* SUPPLIED DATA
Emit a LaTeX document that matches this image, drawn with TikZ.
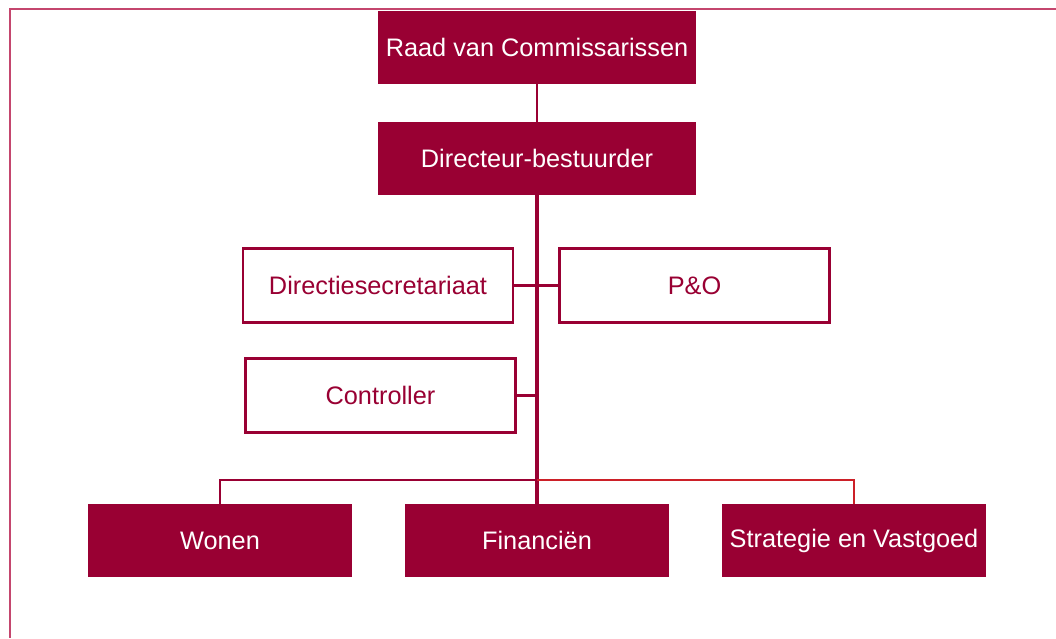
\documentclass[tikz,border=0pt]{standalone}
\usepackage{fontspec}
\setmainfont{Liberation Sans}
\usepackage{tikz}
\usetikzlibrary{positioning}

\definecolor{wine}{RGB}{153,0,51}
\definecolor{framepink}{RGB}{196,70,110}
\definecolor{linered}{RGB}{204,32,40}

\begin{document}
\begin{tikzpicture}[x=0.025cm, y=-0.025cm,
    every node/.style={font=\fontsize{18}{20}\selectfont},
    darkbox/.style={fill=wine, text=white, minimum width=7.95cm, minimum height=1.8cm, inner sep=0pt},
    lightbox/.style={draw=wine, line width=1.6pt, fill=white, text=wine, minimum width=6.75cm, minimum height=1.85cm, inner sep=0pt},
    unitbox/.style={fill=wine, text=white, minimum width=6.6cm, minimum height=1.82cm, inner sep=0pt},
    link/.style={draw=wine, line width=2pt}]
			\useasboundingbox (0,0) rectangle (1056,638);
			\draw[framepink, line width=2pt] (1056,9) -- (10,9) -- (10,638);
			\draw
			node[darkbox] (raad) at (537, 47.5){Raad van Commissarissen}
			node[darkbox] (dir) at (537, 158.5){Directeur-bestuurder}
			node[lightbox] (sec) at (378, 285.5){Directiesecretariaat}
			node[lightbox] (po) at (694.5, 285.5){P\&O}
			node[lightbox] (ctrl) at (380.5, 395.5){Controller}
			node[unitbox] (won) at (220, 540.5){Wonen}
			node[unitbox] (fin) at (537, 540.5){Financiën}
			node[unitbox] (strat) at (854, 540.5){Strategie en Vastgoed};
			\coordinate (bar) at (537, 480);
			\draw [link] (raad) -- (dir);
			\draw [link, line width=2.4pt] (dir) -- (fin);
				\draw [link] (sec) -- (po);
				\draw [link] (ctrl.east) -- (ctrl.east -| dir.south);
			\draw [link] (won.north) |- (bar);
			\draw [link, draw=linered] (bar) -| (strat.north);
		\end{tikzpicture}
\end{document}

* WHAT YOU ARE ASKED TO DO
Extract all the data above exactly, excluding every picture.

* ANSWER IN FULL
Emit a LaTeX document that matches this image, drawn with TikZ.
\documentclass[tikz,border=0pt]{standalone}
\usepackage{fontspec}
\setmainfont{Liberation Sans}
\usepackage{tikz}
\usetikzlibrary{positioning}

\definecolor{wine}{RGB}{153,0,51}
\definecolor{framepink}{RGB}{196,70,110}
\definecolor{linered}{RGB}{204,32,40}

\begin{document}
\begin{tikzpicture}[x=0.025cm, y=-0.025cm,
    every node/.style={font=\fontsize{18}{20}\selectfont},
    darkbox/.style={fill=wine, text=white, minimum width=7.95cm, minimum height=1.8cm, inner sep=0pt},
    lightbox/.style={draw=wine, line width=1.6pt, fill=white, text=wine, minimum width=6.75cm, minimum height=1.85cm, inner sep=0pt},
    unitbox/.style={fill=wine, text=white, minimum width=6.6cm, minimum height=1.82cm, inner sep=0pt},
    link/.style={draw=wine, line width=2pt}]
			\useasboundingbox (0,0) rectangle (1056,638);
			\draw[framepink, line width=2pt] (1056,9) -- (10,9) -- (10,638);
			\draw
			node[darkbox] (raad) at (537, 47.5){Raad van Commissarissen}
			node[darkbox] (dir) at (537, 158.5){Directeur-bestuurder}
			node[lightbox] (sec) at (378, 285.5){Directiesecretariaat}
			node[lightbox] (po) at (694.5, 285.5){P\&O}
			node[lightbox] (ctrl) at (380.5, 395.5){Controller}
			node[unitbox] (won) at (220, 540.5){Wonen}
			node[unitbox] (fin) at (537, 540.5){Financiën}
			node[unitbox] (strat) at (854, 540.5){Strategie en Vastgoed};
			\coordinate (bar) at (537, 480);
			\draw [link] (raad) -- (dir);
			\draw [link, line width=2.4pt] (dir) -- (fin);
				\draw [link] (sec) -- (po);
				\draw [link] (ctrl.east) -- (ctrl.east -| dir.south);
			\draw [link] (won.north) |- (bar);
			\draw [link, draw=linered] (bar) -| (strat.north);
		\end{tikzpicture}
\end{document}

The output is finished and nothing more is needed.